- Stated task -
Repeat all the material exactly; pictures stay out of your copy.

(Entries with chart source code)
((

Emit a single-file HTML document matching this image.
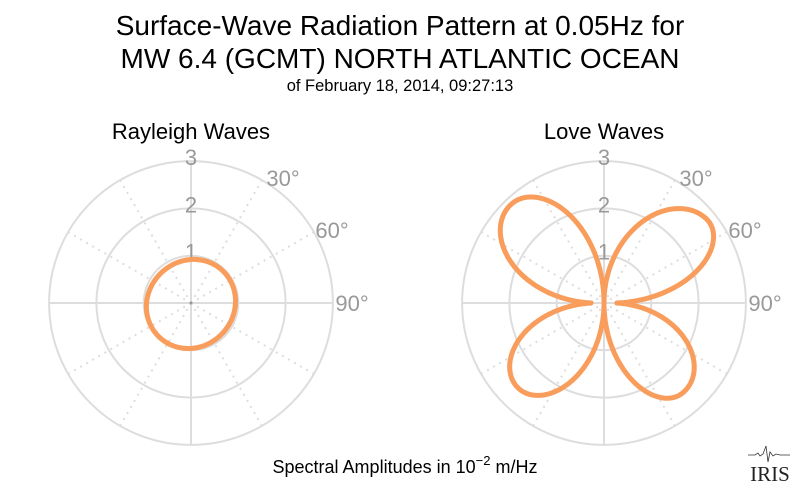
<!DOCTYPE html>
<html><head><meta charset="utf-8"><style>
html,body{margin:0;padding:0;background:#fff;}
svg{display:block;font-family:"Liberation Sans",sans-serif;}
</style></head><body>
<svg id="s" width="800" height="493" viewBox="0 0 800 493" xmlns="http://www.w3.org/2000/svg">
<text x="400" y="35" font-size="28" text-anchor="middle" fill="#000">Surface-Wave Radiation Pattern at 0.05Hz for</text>
<text x="400" y="68" font-size="28" text-anchor="middle" fill="#000">MW 6.4 (GCMT) NORTH ATLANTIC OCEAN</text>
<text x="400" y="91" font-size="16.5" text-anchor="middle" fill="#000">of February 18, 2014, 09:27:13</text>
<text x="191" y="139" font-size="22" text-anchor="middle" fill="#000">Rayleigh Waves</text>
<text x="604" y="139" font-size="22" text-anchor="middle" fill="#000">Love Waves</text>
<g id="g1"></g><g id="g2"></g>
<text x="405" y="473" font-size="18" text-anchor="middle" fill="#000">Spectral Amplitudes in 10<tspan dy="-8" font-size="13">−2</tspan><tspan dy="8"> m/Hz</tspan></text>
<polyline points="748,455 755,455 758,453 760,456 763,454 766,446 768,462 770,452 773,456 776,454 780,455 790,455" fill="none" stroke="#333" stroke-width="0.8"/>
<text x="770" y="481" font-size="21" text-anchor="middle" font-family="Liberation Serif,serif" fill="#222">IRIS</text>
</svg>
<script>
function grid(g,cx,cy){
 var s='',u=47.3;
 for(var i=1;i<=3;i++) s+='<circle cx="'+cx+'" cy="'+cy+'" r="'+(u*i)+'" fill="none" stroke="#ddd" stroke-width="2"/>';
 for(var a=0;a<360;a+=30){var t=a*Math.PI/180,x=cx+142*Math.sin(t),y=cy-142*Math.cos(t);
  var d=(a%90==0)?'':' stroke-dasharray="2,5"';
  s+='<line x1="'+cx+'" y1="'+cy+'" x2="'+x.toFixed(1)+'" y2="'+y.toFixed(1)+'" stroke="#ddd" stroke-width="2"'+d+'/>';}
 s+='<circle cx="'+cx+'" cy="'+cy+'" r="1.5" fill="#999"/>';
 for(var i=1;i<=3;i++) s+='<text x="'+cx+'" y="'+(cy-u*i+4)+'" font-size="22" fill="#999" text-anchor="middle">'+i+'</text>';
 var L=[[92,-125,'30°'],[141,-73,'60°'],[161,0,'90°']];
 L.forEach(function(l){
  s+='<text x="'+(cx+l[0])+'" y="'+(cy+l[1]+8)+'" font-size="22" fill="#999" text-anchor="middle">'+l[2]+'</text>';});
 return s;}
function curve(cx,cy,f){var p='';for(var i=0;i<=1440;i++){var t=i/1440*2*Math.PI,r=f(t)*47.3;
 p+=(i?'L':'M')+(cx+r*Math.sin(t)).toFixed(1)+','+(cy-r*Math.cos(t)).toFixed(1);}
 return '<path d="'+p+'Z" fill="none" stroke="#f99d5d" stroke-width="5" stroke-linejoin="round"/>';}
var K=[[0,0],[51,45],[90,90],[140,135],[180,180],[224,225],[270,270],[318,315],[360,360]];
var A=[2.64,2.41,2.42,2.74];
function warp(d){for(var i=0;i<K.length-1;i++){if(d<=K[i+1][0]){var f=(d-K[i][0])/(K[i+1][0]-K[i][0]);return K[i][1]+f*(K[i+1][1]-K[i][1]);}}return d;}
document.getElementById('g1').innerHTML=grid(0,191,303)+curve(191,303,function(t){return 0.94+0.03*Math.sin(2*t)-0.02*Math.cos(t);});
document.getElementById('g2').innerHTML=grid(0,604,303)+curve(604,303,function(t){
 var d=t*180/Math.PI;var g=warp(d)*Math.PI/180;var q=Math.min(3,Math.floor(d/90));var s=Math.sin(t);
 return Math.abs(Math.sin(2*g))*A[q]+0.27*s*s;});
</script>
</body></html>
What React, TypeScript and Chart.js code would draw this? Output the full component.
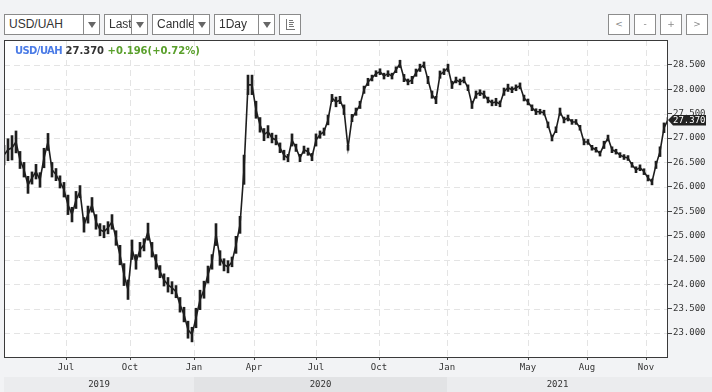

))

- Task output -
Emit a single-file HTML document matching this image.
<!DOCTYPE html>
<html><head><meta charset="utf-8"><style>
html,body{margin:0;padding:0;background:#fff;}
svg{display:block;font-family:"Liberation Sans",sans-serif;}
</style></head><body>
<svg id="s" width="800" height="493" viewBox="0 0 800 493" xmlns="http://www.w3.org/2000/svg">
<text x="400" y="35" font-size="28" text-anchor="middle" fill="#000">Surface-Wave Radiation Pattern at 0.05Hz for</text>
<text x="400" y="68" font-size="28" text-anchor="middle" fill="#000">MW 6.4 (GCMT) NORTH ATLANTIC OCEAN</text>
<text x="400" y="91" font-size="16.5" text-anchor="middle" fill="#000">of February 18, 2014, 09:27:13</text>
<text x="191" y="139" font-size="22" text-anchor="middle" fill="#000">Rayleigh Waves</text>
<text x="604" y="139" font-size="22" text-anchor="middle" fill="#000">Love Waves</text>
<g id="g1"></g><g id="g2"></g>
<text x="405" y="473" font-size="18" text-anchor="middle" fill="#000">Spectral Amplitudes in 10<tspan dy="-8" font-size="13">−2</tspan><tspan dy="8"> m/Hz</tspan></text>
<polyline points="748,455 755,455 758,453 760,456 763,454 766,446 768,462 770,452 773,456 776,454 780,455 790,455" fill="none" stroke="#333" stroke-width="0.8"/>
<text x="770" y="481" font-size="21" text-anchor="middle" font-family="Liberation Serif,serif" fill="#222">IRIS</text>
</svg>
<script>
function grid(g,cx,cy){
 var s='',u=47.3;
 for(var i=1;i<=3;i++) s+='<circle cx="'+cx+'" cy="'+cy+'" r="'+(u*i)+'" fill="none" stroke="#ddd" stroke-width="2"/>';
 for(var a=0;a<360;a+=30){var t=a*Math.PI/180,x=cx+142*Math.sin(t),y=cy-142*Math.cos(t);
  var d=(a%90==0)?'':' stroke-dasharray="2,5"';
  s+='<line x1="'+cx+'" y1="'+cy+'" x2="'+x.toFixed(1)+'" y2="'+y.toFixed(1)+'" stroke="#ddd" stroke-width="2"'+d+'/>';}
 s+='<circle cx="'+cx+'" cy="'+cy+'" r="1.5" fill="#999"/>';
 for(var i=1;i<=3;i++) s+='<text x="'+cx+'" y="'+(cy-u*i+4)+'" font-size="22" fill="#999" text-anchor="middle">'+i+'</text>';
 var L=[[92,-125,'30°'],[141,-73,'60°'],[161,0,'90°']];
 L.forEach(function(l){
  s+='<text x="'+(cx+l[0])+'" y="'+(cy+l[1]+8)+'" font-size="22" fill="#999" text-anchor="middle">'+l[2]+'</text>';});
 return s;}
function curve(cx,cy,f){var p='';for(var i=0;i<=1440;i++){var t=i/1440*2*Math.PI,r=f(t)*47.3;
 p+=(i?'L':'M')+(cx+r*Math.sin(t)).toFixed(1)+','+(cy-r*Math.cos(t)).toFixed(1);}
 return '<path d="'+p+'Z" fill="none" stroke="#f99d5d" stroke-width="5" stroke-linejoin="round"/>';}
var K=[[0,0],[51,45],[90,90],[140,135],[180,180],[224,225],[270,270],[318,315],[360,360]];
var A=[2.64,2.41,2.42,2.74];
function warp(d){for(var i=0;i<K.length-1;i++){if(d<=K[i+1][0]){var f=(d-K[i][0])/(K[i+1][0]-K[i][0]);return K[i][1]+f*(K[i+1][1]-K[i][1]);}}return d;}
document.getElementById('g1').innerHTML=grid(0,191,303)+curve(191,303,function(t){return 0.94+0.03*Math.sin(2*t)-0.02*Math.cos(t);});
document.getElementById('g2').innerHTML=grid(0,604,303)+curve(604,303,function(t){
 var d=t*180/Math.PI;var g=warp(d)*Math.PI/180;var q=Math.min(3,Math.floor(d/90));var s=Math.sin(t);
 return Math.abs(Math.sin(2*g))*A[q]+0.27*s*s;});
</script>
</body></html>
What React, TypeScript and Chart.js code would draw this? Output the full component.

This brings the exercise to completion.